Articolo tratto dall’Osservatore romano – «Il premio non è per me, ma per la nostra gente sofferente e per l’Iraq, per tutti coloro che cercano la pace e la stabilità e un mondo migliore in cui tutti possano vivere nella gioia e con dignità». È quanto ha dichiarato il patriarca di Baghdad dei Caldei, Louis Raphaël i Sako, che ha ricevuto, lunedì, a Jelsi (Campobasso) il premio internazionale «La Traglia – Etnie e comunità», riconoscimento che ogni anno viene attribuito a una personalità impegnata a valorizzare e a difendere le tradizioni, l’ambiente, i diritti dell’uomo e l’identità culturale e religiosa delle minoranze etniche. All’evento erano presenti, tra gli altri, monsignor Giancarlo Bregantini, arcivescovo di Campobasso-Boiano, monsignor Giulio Mencuccini, vescovo di Sanggau (Indonesia), padre Ciro Benedettini, vicedirettore della Sala stampa della Santa Sede, l’ambasciatore dell’Iraq presso la Santa Sede, Habeeb Mohammed Hadi Ali Al-Sadr, il sindaco di Jelsi, Salvatore D’Amico, e l’ideatore del premio internazionale, Pierluigi Giorgio.

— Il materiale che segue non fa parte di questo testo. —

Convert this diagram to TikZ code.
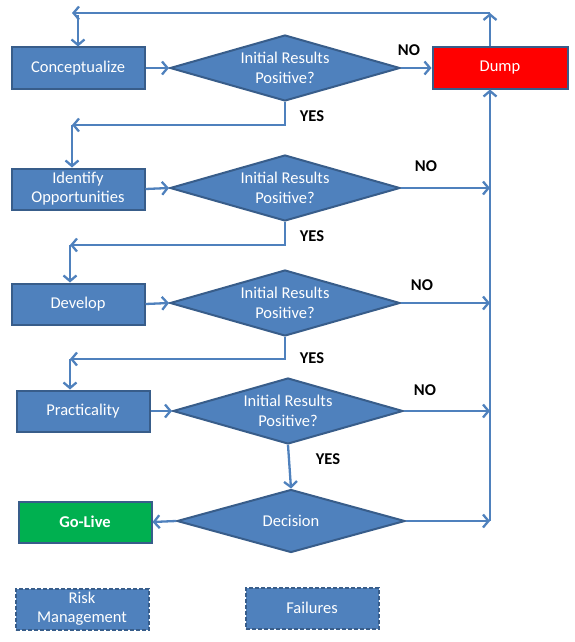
\documentclass[tikz,border=0pt]{standalone}
\usepackage{fontspec}
\setmainfont{Carlito}
\usetikzlibrary{shapes.geometric,arrows.meta}
\definecolor{bfill}{HTML}{4F81BD}
\definecolor{bdraw}{HTML}{385D8A}
\definecolor{gofill}{HTML}{00B050}
\tikzset{
  box/.style={draw=bdraw,line width=2pt,fill=bfill,text=white,minimum width=133pt,minimum height=41pt,inner sep=1pt,align=center,font=\fontsize{16.5}{19}\selectfont},
  dia/.style={diamond,draw=bdraw,line width=2pt,fill=bfill,text=white,minimum width=230pt,minimum height=66pt,inner sep=0pt,shape aspect=3.5,align=center,font=\fontsize{16.5}{20}\selectfont},
  conn/.style={draw=bfill,line width=2.3pt},
  arr/.style={conn,-{Straight Barb[length=5.5pt,width=13pt,line width=2.3pt]}},
  lbl/.style={font=\bfseries\fontsize{16.5}{18}\selectfont,text=black,inner sep=0pt},
  riskbox/.style={box,dash pattern=on 4pt off 2pt}
}
\begin{document}
\begin{tikzpicture}[x=1pt,y=-1pt]
\useasboundingbox (0,0) rectangle (575,642);
% nodes
\node[box] (concept) at (78,68) {Conceptualize};
\node[dia] (d1) at (285,68) {Initial Results\\Positive?};
\node[box,fill=red,minimum width=135pt] (dump) at (500,68) {Dump};
\node[box] (ident) at (78,189) {Identify\\Opportunities};
\node[dia] (d2) at (285,188) {Initial Results\\Positive?};
\node[box] (develop) at (78,304) {Develop};
\node[dia] (d3) at (285,303) {Initial Results\\Positive?};
\node[box] (pract) at (83,411) {Practicality};
\node[dia] (d4) at (288,411) {Initial Results\\Positive?};
\node[dia,minimum width=228pt,minimum height=63pt] (dec) at (291,521) {Decision};
\node[box,fill=gofill,font=\bfseries\fontsize{16.5}{19}\selectfont] (golive) at (85,522) {Go-Live};
\node[riskbox] (risk) at (82,609) {Risk\\Management};
\node[riskbox] (fail) at (312,608) {Failures};
% coordinates
\coordinate (tr) at (490,13);
\coordinate (tl) at (72,13);
\coordinate (tl2) at (78,15);
\coordinate (y1) at (72,125);
\coordinate (y2) at (70,245);
\coordinate (y3) at (70,359);
\coordinate (bus) at (490,521);
% top loop
\draw[arr] (dump.north -| tr) -- (tr);
\draw[arr] (tr) -- (tl);
\draw[arr] (tl2) -- (concept.north);
% row 1
\draw[arr] (concept.east) -- (d1.west);
\draw[arr] (d1.east) -- (dump.west);
\draw[arr] (d1.south) -- (d1.south |- y1) -- (y1);
\draw[arr] (y1) -- (ident.north -| y1);
% row 2
\draw[arr] (ident.east) -- (d2.west);
\draw[arr] (d2.east) -- (d2.east -| bus);
\draw[arr] (d2.south) -- (d2.south |- y2) -- (y2);
\draw[arr] (y2) -- (develop.north -| y2);
% row 3
\draw[arr] (develop.east) -- (d3.west);
\draw[arr] (d3.east) -- (d3.east -| bus);
\draw[arr] (d3.south) -- (d3.south |- y3) -- (y3);
\draw[arr] (y3) -- (pract.north -| y3);
% row 4
\draw[arr] (pract.east) -- (d4.west);
\draw[arr] (d4.east) -- (d4.east -| bus);
\draw[arr] (d4.south) -- (dec.north);
% decision
\draw[arr] (dec.west) -- (golive.east);
\draw[arr] (dec.east) -- (bus);
\draw[arr] (bus) -- (dump.south -| bus);
% labels
\node[lbl] (no1) at (409,50) {NO};
\node[lbl] (yes1) at (312,116) {YES};
\node[lbl] (no2) at (426,166) {NO};
\node[lbl] (yes2) at (312,236) {YES};
\node[lbl] (no3) at (422,285) {NO};
\node[lbl] (yes3) at (312,358) {YES};
\node[lbl] (no4) at (425,390) {NO};
\node[lbl] (yes4) at (328,459) {YES};
\end{tikzpicture}
\end{document}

Dal 2003 — ha ricordato il patriarca — 62 chiese sono state attaccate e 1264 sono stati i cristiani uccisi. «In Iraq viviamo il calvario da anni. Una lunga catena di guerre, una dittatura atroce, un fanatismo diventato terrorismo. Un jihadista crede di avere Dio (Allah) dalla sua parte. È un pericolo per tutti. Perciò questi jihadisti — ha proseguito — devono essere combattuti in modo sistematico ma anche la loro ideologia deve essere sconfitta. Dentro l’islam si deve prendere coscienza del pericolo». Secondo il patriarca, in Iraq «manca un approccio culturale rispettoso della pluralità e dell’intelligenza di questo Paese», dove viveva una popolazione fra le più istruite della regione: «Ci vuole un cambiamento di mentalità con programmi di educazione religiosa aggiornati». Monsignor Sako ha auspicato anche che ci siano maggiori elementi di laicità nello Stato: «Tutti i cittadini devono avere uguali diritti e doveri, nonostante la loro religione».

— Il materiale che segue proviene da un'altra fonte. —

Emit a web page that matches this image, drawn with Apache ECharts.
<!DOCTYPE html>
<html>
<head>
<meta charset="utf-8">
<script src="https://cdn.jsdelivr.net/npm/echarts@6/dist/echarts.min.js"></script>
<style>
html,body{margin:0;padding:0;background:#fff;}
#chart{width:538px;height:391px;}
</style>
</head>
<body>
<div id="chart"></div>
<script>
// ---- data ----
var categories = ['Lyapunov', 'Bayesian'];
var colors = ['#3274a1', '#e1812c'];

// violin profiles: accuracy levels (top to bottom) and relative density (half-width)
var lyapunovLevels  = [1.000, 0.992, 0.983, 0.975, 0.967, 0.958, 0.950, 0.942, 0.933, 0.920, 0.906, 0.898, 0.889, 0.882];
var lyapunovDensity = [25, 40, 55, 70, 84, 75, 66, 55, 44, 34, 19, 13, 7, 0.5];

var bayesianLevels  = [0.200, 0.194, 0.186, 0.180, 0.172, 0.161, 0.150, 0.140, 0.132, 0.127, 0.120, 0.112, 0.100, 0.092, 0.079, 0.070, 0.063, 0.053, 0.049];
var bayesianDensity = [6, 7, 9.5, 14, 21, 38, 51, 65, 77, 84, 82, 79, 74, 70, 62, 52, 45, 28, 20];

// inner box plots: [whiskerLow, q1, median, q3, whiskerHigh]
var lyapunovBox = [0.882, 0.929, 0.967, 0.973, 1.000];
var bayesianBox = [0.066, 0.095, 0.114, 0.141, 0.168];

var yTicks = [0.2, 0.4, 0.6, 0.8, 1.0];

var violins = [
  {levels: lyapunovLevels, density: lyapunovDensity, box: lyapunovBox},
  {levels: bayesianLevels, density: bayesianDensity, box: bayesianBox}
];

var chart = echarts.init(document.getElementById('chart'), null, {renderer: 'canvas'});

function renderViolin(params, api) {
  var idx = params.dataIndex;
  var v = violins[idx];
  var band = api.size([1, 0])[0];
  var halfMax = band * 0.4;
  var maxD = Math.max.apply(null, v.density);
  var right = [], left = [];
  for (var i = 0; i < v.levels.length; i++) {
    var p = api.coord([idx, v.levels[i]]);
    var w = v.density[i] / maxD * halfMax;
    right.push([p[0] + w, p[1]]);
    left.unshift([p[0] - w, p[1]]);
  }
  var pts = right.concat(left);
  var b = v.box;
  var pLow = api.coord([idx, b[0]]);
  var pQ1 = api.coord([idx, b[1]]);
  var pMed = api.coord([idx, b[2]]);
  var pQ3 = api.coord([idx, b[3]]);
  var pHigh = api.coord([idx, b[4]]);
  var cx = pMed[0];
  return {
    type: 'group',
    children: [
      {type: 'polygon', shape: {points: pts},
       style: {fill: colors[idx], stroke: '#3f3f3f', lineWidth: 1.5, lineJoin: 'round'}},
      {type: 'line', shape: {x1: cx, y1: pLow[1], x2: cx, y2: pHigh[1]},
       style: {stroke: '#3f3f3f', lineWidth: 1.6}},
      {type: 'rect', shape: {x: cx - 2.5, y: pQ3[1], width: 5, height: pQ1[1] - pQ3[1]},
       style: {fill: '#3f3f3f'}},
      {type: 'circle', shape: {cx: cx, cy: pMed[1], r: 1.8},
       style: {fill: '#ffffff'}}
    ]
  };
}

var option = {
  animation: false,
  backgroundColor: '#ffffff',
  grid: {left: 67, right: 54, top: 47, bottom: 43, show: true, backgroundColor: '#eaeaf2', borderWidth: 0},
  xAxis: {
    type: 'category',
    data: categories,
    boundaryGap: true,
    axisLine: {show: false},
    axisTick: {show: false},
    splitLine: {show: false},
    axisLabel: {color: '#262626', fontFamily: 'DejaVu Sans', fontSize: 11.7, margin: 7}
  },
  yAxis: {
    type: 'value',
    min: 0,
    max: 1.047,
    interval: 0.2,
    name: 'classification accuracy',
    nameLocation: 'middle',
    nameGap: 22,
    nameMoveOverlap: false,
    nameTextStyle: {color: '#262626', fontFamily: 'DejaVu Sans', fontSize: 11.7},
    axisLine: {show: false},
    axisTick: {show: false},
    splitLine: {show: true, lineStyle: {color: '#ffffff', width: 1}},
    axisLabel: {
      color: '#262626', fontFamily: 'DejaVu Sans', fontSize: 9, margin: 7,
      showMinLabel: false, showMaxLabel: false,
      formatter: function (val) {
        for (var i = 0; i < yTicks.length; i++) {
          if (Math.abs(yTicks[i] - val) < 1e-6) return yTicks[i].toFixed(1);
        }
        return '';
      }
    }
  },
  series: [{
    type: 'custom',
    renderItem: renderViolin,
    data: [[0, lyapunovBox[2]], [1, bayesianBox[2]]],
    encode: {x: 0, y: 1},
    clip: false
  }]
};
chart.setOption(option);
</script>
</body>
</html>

Il patriarca si è soffermato sul tema del martirio: «Per noi cristiani dell’Iraq — ha spiegato — il martirio è il carisma della nostra Chiesa. In quanto minoranza, siamo di fronte a difficoltà e sacrifici, ma siamo coscienti che essere testimoni di Cristo può significare giungere al martirio». Il patriarca ha ricordato come fede e martirio nella lingua araba hanno la stessa radice: «Shahid wa shahad. Ci ammazzano per la nostra fede. Per noi la fede non è questione ideologica, o speculazione teologica, ma una realtà mistica d’amore. La fede è un incontro personale con Cristo che ci conosce, ci ama e a cui ci doniamo totalmente. Per lui bisogna andare sempre oltre, fino al sacrificio. Non vogliamo abbandonare la nostra patria svuotandola della presenza cristiana. Lì è la nostra storia, l’Iraq è la nostra identità. Abbiamo una vocazione, dobbiamo testimoniare la gioia del Vangelo».
I cristiani iracheni non sono soli: «L’amicizia, la solidarietà e il sostegno dei nostri fratelli e sorelle dell’Occidente ci danno il coraggio di resistere», «sapere che ci siete vicini ci spinge a coltivare una vita comune, in pace e in armonia, con i nostri fratelli musulmani. I quali ci dicono sempre ”voi siete diversi, perché amate, perdonate, siete aperti e pacifici”».